The Quick Ratio, also known as the Acid-Test Ratio, is a financial metric used to measure a company’s short-term liquidity. It calculates the company’s ability to meet its short-term obligations with its most liquid assets.

The Quick Ratio is calculated as follows:

Quick Ratio = (Cash + Marketable Securities + Accounts Receivable) / Current Liabilities

This formula is similar to the Current Ratio, except it excludes inventory from the current assets. This is because inventory might not be quickly convertible into cash, particularly in certain industries or economic conditions.
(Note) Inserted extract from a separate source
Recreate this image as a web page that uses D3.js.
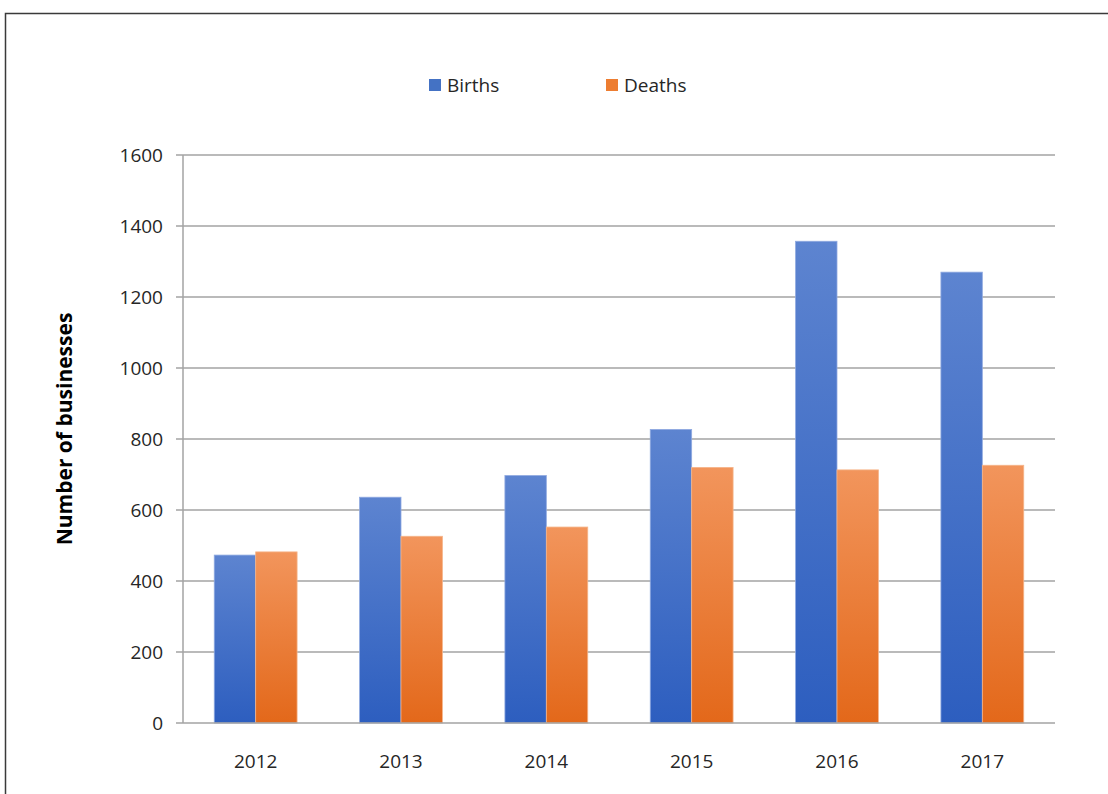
<!DOCTYPE html>
<html>
<head>
<meta charset="utf-8">
<script src="https://cdn.jsdelivr.net/npm/d3@7"></script>
<style>
  html, body { margin: 0; padding: 0; background: #ffffff; }
  svg { display: block; }
  text { font-family: "Open Sans", "Noto Sans", sans-serif; fill: #262626; }
</style>
</head>
<body>
<svg id="chart" width="1108" height="794"></svg>
<script>
const years = ["2012", "2013", "2014", "2015", "2016", "2017"];
const births = [473, 636, 697, 827, 1357, 1270];
const deaths = [482, 526, 552, 720, 713, 726];
const seriesNames = ["Births", "Deaths"];
const yTicks = [0, 200, 400, 600, 800, 1000, 1200, 1400, 1600];

const svg = d3.select("#chart");
const W = 1108, H = 794;
const plot = { left: 183, right: 1055, top: 155, bottom: 723 };

// outer frame
svg.append("rect")
  .attr("x", 5.5).attr("y", 13.5)
  .attr("width", W + 20).attr("height", H + 20)
  .attr("fill", "none").attr("stroke", "#3a3a3a").attr("stroke-width", 1.5);

// gradients
const defs = svg.append("defs");
const grads = [
  { id: "gBirths", top: "#5d84d0", bottom: "#2d5ebf" },
  { id: "gDeaths", top: "#f2955c", bottom: "#e3681a" }
];
grads.forEach(g => {
  const lg = defs.append("linearGradient").attr("id", g.id)
    .attr("x1", 0).attr("y1", 0).attr("x2", 0).attr("y2", 1);
  lg.append("stop").attr("offset", "0%").attr("stop-color", g.top);
  lg.append("stop").attr("offset", "100%").attr("stop-color", g.bottom);
});
const fills = ["url(#gBirths)", "url(#gDeaths)"];
const strokes = ["#8fa9e0", "#f5b58a"];
const legendColors = ["#4472c4", "#ed7d31"];

const x0 = d3.scaleBand().domain(years).range([plot.left, plot.right])
  .paddingInner(0.43).paddingOuter(0.215);
const x1 = d3.scaleBand().domain(seriesNames).range([0, x0.bandwidth()]);
const y = d3.scaleLinear().domain([0, 1600]).range([plot.bottom, plot.top]);

// gridlines
svg.append("g").selectAll("line").data(yTicks.filter(d => d > 0)).join("line")
  .attr("x1", plot.left - 7).attr("x2", plot.right)
  .attr("y1", d => y(d)).attr("y2", d => y(d))
  .attr("stroke", "#a3a3a3").attr("stroke-width", 1.5);

// bars
const data = years.map((yr, i) => ({ year: yr, vals: [births[i], deaths[i]] }));
const groups = svg.append("g").selectAll("g").data(data).join("g")
  .attr("transform", d => `translate(${x0(d.year)},0)`);
groups.selectAll("rect").data(d => d.vals.map((v, k) => ({ v, k }))).join("rect")
  .attr("x", d => x1(seriesNames[d.k]))
  .attr("width", x1.bandwidth())
  .attr("y", d => y(d.v))
  .attr("height", d => y(0) - y(d.v))
  .attr("fill", d => fills[d.k])
  .attr("stroke", d => strokes[d.k])
  .attr("stroke-width", 0.8);

// y axis line
svg.append("line")
  .attr("x1", plot.left).attr("x2", plot.left)
  .attr("y1", plot.top).attr("y2", plot.bottom)
  .attr("stroke", "#a3a3a3").attr("stroke-width", 1.5);
// baseline
svg.append("line")
  .attr("x1", plot.left - 7).attr("x2", plot.right)
  .attr("y1", y(0)).attr("y2", y(0))
  .attr("stroke", "#a3a3a3").attr("stroke-width", 1.5);

// y tick labels
svg.append("g").selectAll("text").data(yTicks).join("text")
  .attr("x", 163).attr("y", d => y(d))
  .attr("dy", "0.36em")
  .attr("text-anchor", "end")
  .attr("font-size", 19)
  .text(d => d);

// x labels
svg.append("g").selectAll("text").data(years).join("text")
  .attr("x", d => x0(d) + x0.bandwidth() / 2)
  .attr("y", 768)
  .attr("text-anchor", "middle")
  .attr("font-size", 19)
  .text(d => d);

// y axis title
svg.append("text")
  .attr("transform", "translate(72,429) rotate(-90)")
  .attr("text-anchor", "middle")
  .attr("font-size", 21)
  .attr("font-weight", "bold")
  .style("fill", "#000")
  .text("Number of businesses");

// legend
const legendX = [429, 606];
const leg = svg.append("g").selectAll("g").data(seriesNames).join("g")
  .attr("transform", (d, i) => `translate(${legendX[i]},79)`);
leg.append("rect").attr("width", 12).attr("height", 12)
  .attr("fill", (d, i) => legendColors[i]);
leg.append("text").attr("x", 18).attr("y", 13)
  .attr("font-size", 19).text(d => d);
</script>
</body>
</html>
To use the Quick Ratio in financial analysis, follow these steps:

  1. Calculate the Quick Ratio: Using the formula above, add up the cash, marketable securities (such as stocks or bonds that can be easily sold), and accounts receivable (money owed to the company by its customers). Then, divide this total by the company’s current liabilities (debts or obligations due within one year).
  2. Interpret the Results: A Quick Ratio greater than 1 indicates that a company has enough liquid assets to cover its short-term liabilities without needing to sell any long-term assets or take on additional financing. A Quick Ratio less than 1 suggests that the company may struggle to pay its short-term liabilities. However, acceptable Quick Ratios can vary by industry and economic conditions, so it’s important to compare the company’s Quick Ratio to other businesses in the same industry.
  3. Monitor Changes Over Time: It can be useful to calculate the Quick Ratio for several periods to see how it changes over time. Increasing Quick Ratios may suggest improving financial health, while decreasing ratios could be a warning sign of financial difficulties ahead.

The Quick Ratio is a useful tool in financial analysis, but it should not be used in isolation. It’s important to look at other financial metrics and consider the broader context of the business and its industry.

Example of How to Use the Quick Ratio in Financial Analysis

Let’s say we have a company named “TechCo” and we have the following information available from its balance sheet:

  • Cash: $100,000
  • Marketable Securities: $50,000
  • Accounts Receivable: $150,000
  • Inventory: $200,000
  • Current Liabilities: $250,000

Let’s calculate the Quick Ratio:

Quick Ratio = (Cash + Marketable Securities + Accounts Receivable) / Current Liabilities

So, for TechCo:

Quick Ratio = ($100,000 + $50,000 + $150,000) / $250,000
Quick Ratio = $300,000 / $250,000
Quick Ratio = 1.2

A Quick Ratio of 1.2 indicates that TechCo has 1.2 times the amount of most liquid assets needed to cover its current liabilities. This suggests that TechCo is reasonably well-positioned to pay off its short-term debts without having to liquidate its inventory or other less liquid assets.

However, while this might seem positive, it’s important to compare this ratio with other companies in the same industry, as a “healthy” Quick Ratio can vary widely by industry. It’s also important to track changes over time: for instance, if TechCo’s Quick Ratio was 1.5 last year, the decrease to 1.2 might warrant further investigation.

Remember, the Quick Ratio is just one of many financial metrics, and all these metrics should be used together to get a comprehensive view of a company’s financial health.